Kadıköy’de geçirdiğimiz vakitleri toplasak, bölsek, çıkartsak geriye ne kalır? Dillendirecek, dinmez meselelerimizin olması, köşe başında bir çiçek daha satmak için ağız patlatan güzelim çingenenin ve vapura yetişmek için tabanları yağlayıp koşan insanların, onlara çarpmamak için ihtiyat ve gayretle önlerine bakmak dışında her yönü kontrol etmek zorunda kalan ayağındaki topuklarla gayet de buyurgan kadınların umurunda olma ihtimali neydi?
Sahi, Kadıköy’de yürüyüp giderken, oturup kalkarken kim kimin umurunda ya da farkındaydı Sulhi Ceylan? Bunu çokça düşünmüş olduğunu biliyoruz. Ancak bu suali çok da dert etmeyen Mükerrem Mete, “Buralarını iyi bilirim.” derken sen çok şaşırmıştın, gözümden kaçmadı. Aslında daha çok hayretle eğilmiştin Mükerrem’in “Kadıköy’ü bilirim” sözüne. Daha sonra Mükerrem’den “zamanında buralar şöyleydi, öteler böyleydi, şuracıkta misket yuvarlardık, beriden gelen yoğurtçular bakraçlarını sırtlarında taşırken dökmemeye gayret ederlerdi, elma şekeri ısırırdık aha da burada, şu mephisto yok mu mephisto işte onun önünde cicibicici olurdu, yerdik gün aşırı, şerbeti olmasa pek yenecek bir şey değil fakat çok güzel bir tatlıydı” gibisinden geçmiş zaman anlatıları, masalları dinlemek istediğini de temaşa ettim.
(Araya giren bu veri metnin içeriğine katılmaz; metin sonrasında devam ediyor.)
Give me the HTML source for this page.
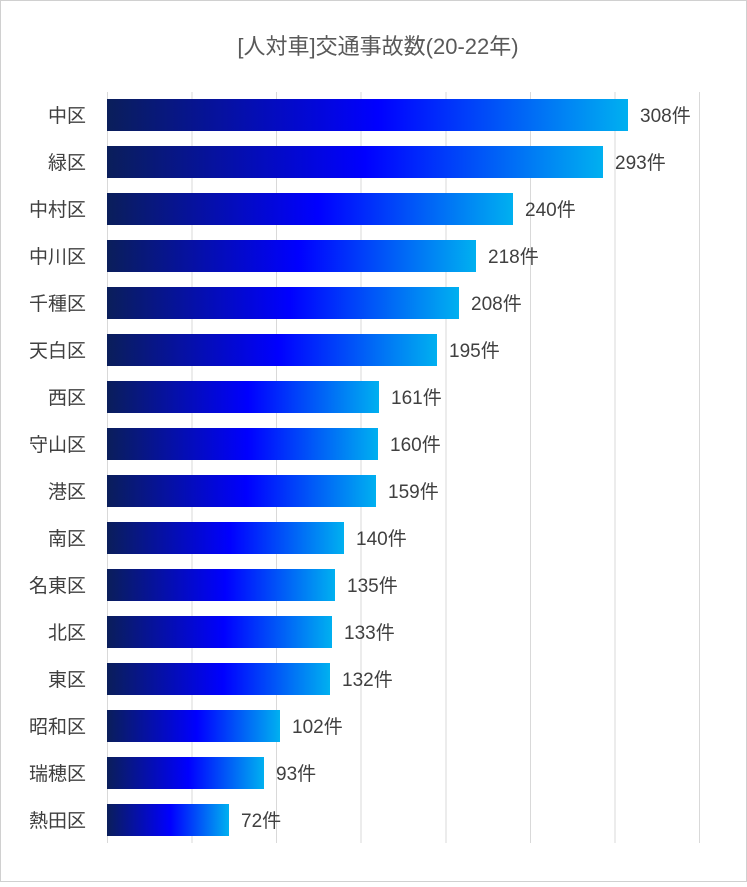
<!DOCTYPE html>
<html><head><meta charset="utf-8"><style>
body{margin:0;background:#fff;}
</style></head><body>
<svg width="747" height="882" xmlns="http://www.w3.org/2000/svg" font-family="'Liberation Sans','Noto Sans CJK JP',sans-serif">
<defs><linearGradient id="g" x1="0" x2="1" y1="0" y2="0">
<stop offset="0" stop-color="#0a1e5a"/><stop offset="0.52" stop-color="#0000ff"/><stop offset="1" stop-color="#00b0f0"/></linearGradient></defs>
<rect x="0.5" y="0.5" width="746" height="881" fill="#fff" stroke="#d0d0d0"/>
<text x="378" y="54" font-size="22" fill="#595959" text-anchor="middle">[人対車]交通事故数(20-22年)</text>
<g stroke="#d9d9d9" stroke-width="1">
<line x1="107.5" y1="92" x2="107.5" y2="843"/><line x1="192" y1="92" x2="192" y2="843"/><line x1="276.5" y1="92" x2="276.5" y2="843"/><line x1="361" y1="92" x2="361" y2="843"/><line x1="446" y1="92" x2="446" y2="843"/><line x1="530.5" y1="92" x2="530.5" y2="843"/><line x1="615" y1="92" x2="615" y2="843"/><line x1="699.5" y1="92" x2="699.5" y2="843"/>
</g>
<g font-size="19" fill="#404040">
<rect x="107" y="99" width="521" height="32" fill="url(#g)"/><text x="86" y="122" text-anchor="end">中区</text><text x="640" y="122">308件</text>
<rect x="107" y="146" width="496" height="32" fill="url(#g)"/><text x="86" y="169" text-anchor="end">緑区</text><text x="615" y="169">293件</text>
<rect x="107" y="193" width="406" height="32" fill="url(#g)"/><text x="86" y="216" text-anchor="end">中村区</text><text x="525" y="216">240件</text>
<rect x="107" y="240" width="369" height="32" fill="url(#g)"/><text x="86" y="263" text-anchor="end">中川区</text><text x="488" y="263">218件</text>
<rect x="107" y="287" width="352" height="32" fill="url(#g)"/><text x="86" y="310" text-anchor="end">千種区</text><text x="471" y="310">208件</text>
<rect x="107" y="334" width="330" height="32" fill="url(#g)"/><text x="86" y="357" text-anchor="end">天白区</text><text x="449" y="357">195件</text>
<rect x="107" y="381" width="272" height="32" fill="url(#g)"/><text x="86" y="404" text-anchor="end">西区</text><text x="391" y="404">161件</text>
<rect x="107" y="428" width="271" height="32" fill="url(#g)"/><text x="86" y="451" text-anchor="end">守山区</text><text x="390" y="451">160件</text>
<rect x="107" y="475" width="269" height="32" fill="url(#g)"/><text x="86" y="498" text-anchor="end">港区</text><text x="388" y="498">159件</text>
<rect x="107" y="522" width="237" height="32" fill="url(#g)"/><text x="86" y="545" text-anchor="end">南区</text><text x="356" y="545">140件</text>
<rect x="107" y="569" width="228" height="32" fill="url(#g)"/><text x="86" y="592" text-anchor="end">名東区</text><text x="347" y="592">135件</text>
<rect x="107" y="616" width="225" height="32" fill="url(#g)"/><text x="86" y="639" text-anchor="end">北区</text><text x="344" y="639">133件</text>
<rect x="107" y="663" width="223" height="32" fill="url(#g)"/><text x="86" y="686" text-anchor="end">東区</text><text x="342" y="686">132件</text>
<rect x="107" y="710" width="173" height="32" fill="url(#g)"/><text x="86" y="733" text-anchor="end">昭和区</text><text x="292" y="733">102件</text>
<rect x="107" y="757" width="157" height="32" fill="url(#g)"/><text x="86" y="780" text-anchor="end">瑞穂区</text><text x="276" y="780">93件</text>
<rect x="107" y="804" width="122" height="32" fill="url(#g)"/><text x="86" y="827" text-anchor="end">熱田区</text><text x="241" y="827">72件</text>
</g>
</svg>
</body></html>
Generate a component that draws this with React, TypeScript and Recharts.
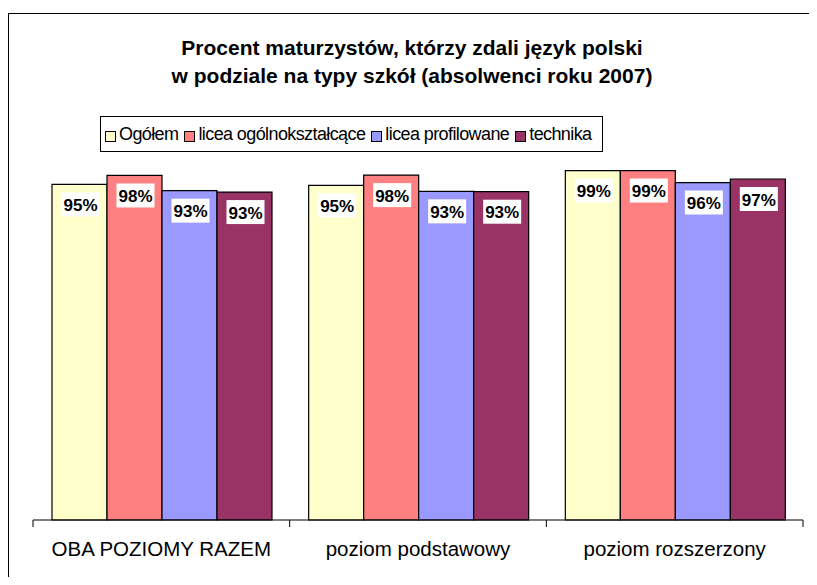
import { BarChart, Bar, XAxis, YAxis, LabelList } from "recharts";

// Data
const categories = ["OBA POZIOMY RAZEM", "poziom podstawowy", "poziom rozszerzony"];
const ogolem = [95.1, 94.8, 99.0];
const liceaOgolno = [97.6, 97.7, 99.0];
const liceaProfil = [93.3, 93.1, 95.6];
const technika = [92.9, 93.0, 96.6];

const seriesNames = ["Ogółem", "licea ogólnokształcące", "licea profilowane", "technika"];
const seriesKeys = ["ogolem", "liceaOgolno", "liceaProfil", "technika"];
const seriesColors = ["#FFFFCC", "#FF8080", "#9999FF", "#993366"];

const data = categories.map((name, i) => ({
  name,
  ogolem: ogolem[i],
  liceaOgolno: liceaOgolno[i],
  liceaProfil: liceaProfil[i],
  technika: technika[i],
}));

const FONT = "'Liberation Sans', Arial, sans-serif";

const ValueLabel = (props: any) => {
  const { x, y, width, value } = props;
  const cx = x + width / 2 + 1;
  return (
    <g>
      <rect x={cx - 19} y={y + 8} width={38} height={24} fill="#fff" />
      <text
        x={cx}
        y={y + 21}
        textAnchor="middle"
        dominantBaseline="central"
        fontFamily={FONT}
        fontWeight="bold"
        fontSize={17}
        fill="#000"
      >
        {Math.round(value)}%
      </text>
    </g>
  );
};

// x-axis label + Excel style ticks between categories
const CategoryTick = (props: any) => {
  const { x, y, payload, index } = props;
  const band = 770 / categories.length;
  const axisY = y - 8;
  return (
    <g>
      <line x1={x - band / 2} y1={axisY} x2={x - band / 2} y2={axisY + 7} stroke="#000" />
      {index === categories.length - 1 && (
        <line x1={x + band / 2} y1={axisY} x2={x + band / 2} y2={axisY + 7} stroke="#000" />
      )}
      <text x={x} y={y + 28} textAnchor="middle" fontFamily={FONT} fontSize={20.5} fill="#000">
        {payload.value}
      </text>
    </g>
  );
};

export default function App() {
  return (
    <div style={{ position: "relative", width: 801, height: 569, overflow: "hidden" }}>
      <div
        style={{
          position: "absolute",
          left: 0,
          top: 5,
          width: 1000,
          height: 1000,
          borderLeft: "1px solid #000",
          borderTop: "1px solid #000",
        }}
      />
      <div style={{ position: "absolute", left: 0, top: 0 }}>
        <BarChart
          width={801}
          height={569}
          data={data}
          margin={{ top: 159, right: 6, bottom: 17, left: 25 }}
          barCategoryGap={19}
          barGap={0}
        >
          <XAxis
            dataKey="name"
            height={40}
            tickLine={false}
            axisLine={{ stroke: "#000" }}
            tick={<CategoryTick />}
            interval={0}
          />
          <YAxis hide domain={[0, 100]} />
          {seriesKeys.map((k, i) => (
            <Bar key={k} dataKey={k} fill={seriesColors[i]} stroke="#000" strokeWidth={1.2} isAnimationActive={false}>
              <LabelList dataKey={k} content={<ValueLabel />} />
            </Bar>
          ))}
          <text x={404} y={47} textAnchor="middle" fontFamily={FONT} fontWeight="bold" fontSize={21} fill="#000">
            Procent maturzystów, którzy zdali język polski
          </text>
          <text x={404} y={75} textAnchor="middle" fontFamily={FONT} fontWeight="bold" fontSize={21} fill="#000">
            w podziale na typy szkół (absolwenci roku 2007)
          </text>
        </BarChart>
      </div>
      <div
        style={{
          position: "absolute",
          left: 92,
          top: 108,
          width: 503,
          height: 36,
          boxSizing: "border-box",
          border: "1px solid #000",
          display: "flex",
          alignItems: "center",
          paddingLeft: 4,
          fontFamily: FONT,
          fontSize: 18,
          letterSpacing: -0.6,
          color: "#000",
          background: "#fff",
          whiteSpace: "nowrap",
        }}
      >
        {seriesNames.map((n, i) => (
          <span key={n} style={{ display: "flex", alignItems: "center", marginRight: 6, flexShrink: 0 }}>
            <span
              style={{
                display: "inline-block",
                width: 9,
                height: 9,
                border: "1px solid #000",
                background: seriesColors[i],
                marginRight: 3,
                marginTop: 5,
              }}
            />
            {n}
          </span>
        ))}
      </div>
    </div>
  );
}
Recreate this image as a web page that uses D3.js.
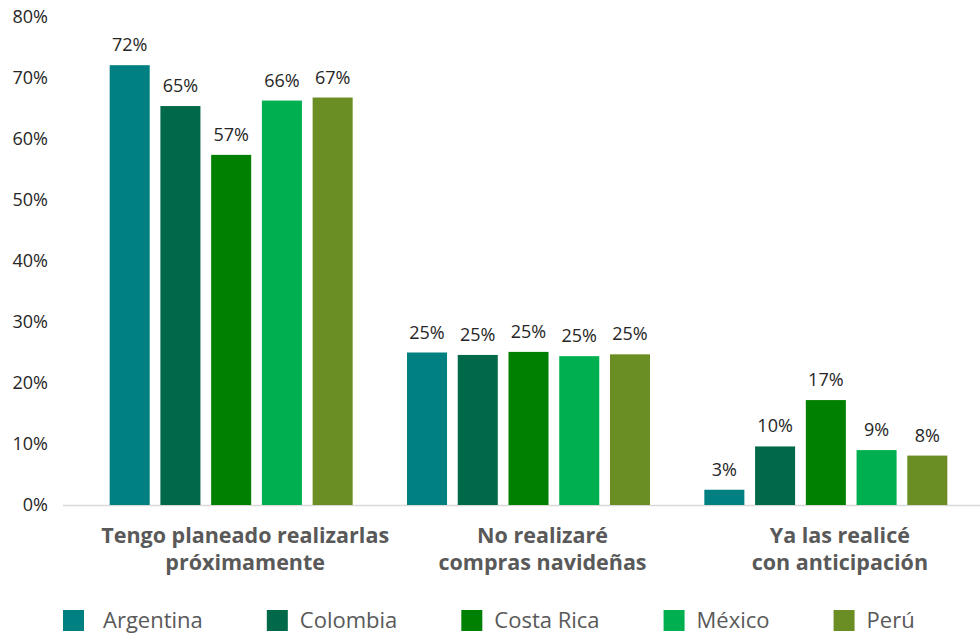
<!DOCTYPE html>
<html>
<head>
<meta charset="utf-8">
<script src="https://cdn.jsdelivr.net/npm/d3@7"></script>
<style>
  html, body { margin: 0; padding: 0; background: #ffffff; }
  svg { display: block; font-family: "Open Sans", "Noto Sans", sans-serif; }
</style>
</head>
<body>
<svg id="chart" width="980" height="634"></svg>
<script>
// ---- data ----
const categories = [
  ["Tengo planeado realizarlas", "próximamente"],
  ["No realizaré", "compras navideñas"],
  ["Ya las realicé", "con anticipación"]
];
const countries = ["Argentina", "Colombia", "Costa Rica", "México", "Perú"];
const argentina = [72.1, 25.0, 2.5];
const colombia  = [65.4, 24.6, 9.6];
const costaRica = [57.4, 25.1, 17.2];
const mexico    = [66.3, 24.4, 9.0];
const peru      = [66.8, 24.7, 8.1];
const valueLabels = [
  ["72%", "25%", "3%"],
  ["65%", "25%", "10%"],
  ["57%", "25%", "17%"],
  ["66%", "25%", "9%"],
  ["67%", "25%", "8%"]
];
const yTicks = [0, 10, 20, 30, 40, 50, 60, 70, 80];
const colors = ["#008080", "#00694A", "#008000", "#00B050", "#6A8E23"];

const series = [argentina, colombia, costaRica, mexico, peru];

// ---- layout ----
const svg = d3.select("#chart");
const catIdx = categories.map((d, i) => i);

const y = d3.scaleLinear().domain([0, 80]).range([505, 17]);
const x0 = d3.scaleBand().domain(catIdx).range([82.5, 974.5]).paddingInner(0).paddingOuter(0);
const groupW = 243;
const x1 = d3.scaleBand().domain(countries).range([0, groupW]).paddingInner(0.211).paddingOuter(0);
const color = d3.scaleOrdinal().domain(countries).range(colors);

// y axis labels
const yAxis = d3.axisLeft(y).tickValues(yTicks).tickFormat(d => d + "%").tickSize(0).tickPadding(0);
const yg = svg.append("g").attr("transform", "translate(48,0)").call(yAxis);
yg.select(".domain").remove();
yg.selectAll("text")
  .attr("font-family", "'Open Sans', sans-serif")
  .attr("font-size", 18)
  .attr("fill", "#262626");

// baseline
svg.append("line")
  .attr("x1", 63).attr("x2", 980)
  .attr("y1", y(0) + 0.5).attr("y2", y(0) + 0.5)
  .attr("stroke", "#d9d9d9").attr("stroke-width", 1.5);

// bars
const groups = svg.append("g").selectAll("g")
  .data(catIdx)
  .join("g")
  .attr("transform", c => `translate(${x0(c) + (x0.bandwidth() - groupW) / 2},0)`);

groups.selectAll("rect")
  .data(c => countries.map((k, s) => ({ k, s, c, v: series[s][c] })))
  .join("rect")
  .attr("x", d => x1(d.k))
  .attr("width", x1.bandwidth())
  .attr("y", d => y(d.v))
  .attr("height", d => y(0) - y(d.v))
  .attr("fill", d => color(d.k));

groups.selectAll("text.val")
  .data(c => countries.map((k, s) => ({ k, s, c, v: series[s][c] })))
  .join("text")
  .attr("class", "val")
  .attr("x", d => x1(d.k) + x1.bandwidth() / 2)
  .attr("y", d => y(d.v) - 14)
  .attr("text-anchor", "middle")
  .attr("font-size", 18)
  .attr("fill", "#262626")
  .text(d => valueLabels[d.s][d.c]);

// category labels
const catLabels = svg.append("g").selectAll("text")
  .data(catIdx)
  .join("text")
  .attr("text-anchor", "middle")
  .attr("font-size", 21.5)
  .attr("font-weight", "bold")
  .attr("fill", "#595959")
  .attr("transform", c => `translate(${x0(c) + x0.bandwidth() / 2 + 14},0)`);
catLabels.selectAll("tspan")
  .data(c => categories[c])
  .join("tspan")
  .attr("x", 0)
  .attr("y", (d, i) => 543 + i * 27)
  .text(d => d);

// legend
const legend = svg.append("g");
let lx = 63;
countries.forEach((k, i) => {
  const g = legend.append("g").attr("transform", `translate(${lx},0)`);
  g.append("rect").attr("x", 0).attr("y", 610).attr("width", 21).attr("height", 21).attr("fill", color(k));
  const off = i === 0 ? 40 : 33;
  const t = g.append("text")
    .attr("x", off)
    .attr("y", 628)
    .attr("font-size", 22)
    .attr("fill", "#595959")
    .text(k);
  const w = t.node().getComputedTextLength();
  lx += off + w + 64;
});
</script>
</body>
</html>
Bu esnada Davut Bayraklı belki de kaleme alacağı yeni yazılar için gözlem yapıyordu. Onun içinde güzelim çingenenin sesi yankılanıyordu, vapurun peşi sıra kanat vuran kuşların seslerini bölen bir sesti çünkü o. Mehmet Erikli ise nerden baksan yirmi yıl yemiş bir mahkûm gibi ağır aksak yürüyüşüyle aynı şeyi tekrarlıyordu: “Yemeği nerde yiyeceğiz?” “Pilav” dedi Sulhi Ceylan, “Olmaz” dedi Erikli. Neymiş efendim karınlar kazınmışmışmış da şimdi pilav yenirse midede beton gibi kalıverirmiş. Pilavdan dönenin kaşığı kırılmadı fakat bize göre kitaptan dönenin kalemi kırılırdı. İşte bu yüzden kitapların tozuna yüz sürmek üzere Artemis Sahaf’a doğru seğirttik. Yemek mi? İşte “Kitap” sözcüğünü işiten kulaklar bir süreliğine karınlarının gurultusunu unutmuş gibi yaptılar. Fakat bu sadece bir tiyatroydu. Yoksa kitap dendi miydi, açlık maçlık vız gelir arkadaş, erteleriz iştahımızı asarız keseriz lafları sadece laftır. Bu bilinir, ne yazık ki saklanır birçoğunun cebinde, görmesin, bilmesin başkaları diye.
Kitaplar alınmış, yemekler yenmişti. Geriye hasbihal edilecek, çay, kahve, özellikle filtre kahve içilecek bir yer lâzımdı. Neresi diye sormayın canım. Biliyorsunuz işte. Edebifikir ekibi Kadıköy’de bir araya gelir de Yokuş’a uğramaz mı? İşte filtre kahveler, ikinci, üçüncü ve dördüncü yenici fikirler, Turgutlar, Sezailer, Pinpong Masaları, kediler, Niçe’ler, Heidegger’ler filan burada konuşuldu. Her birinin aklına bir yığın soru takıldı. Cevapsız yaşayabilen fakat soru sormadan düşünemeyen bir ekip olarak soru işaretli duraklamaların insan zihnini harekete geçiren müthiş bir ivmesi olduğunu kabul etmiş, kahvelerin bitmesiyle, çayların bayatlamasıyla birlikte evlere dağılacaktı. Yoksa soruları bittiği için değil. Meselelerini henüz dillendirmeye başlamışken bir de… Dört yoldaş dört ayrı Kadıköy’de yürürken ertesi günün şimdiki zamandan başka olmasını temenni ettiler mi? Bilmiyoruz. Ah Kadıköy! Uslan ve dindir bunları da!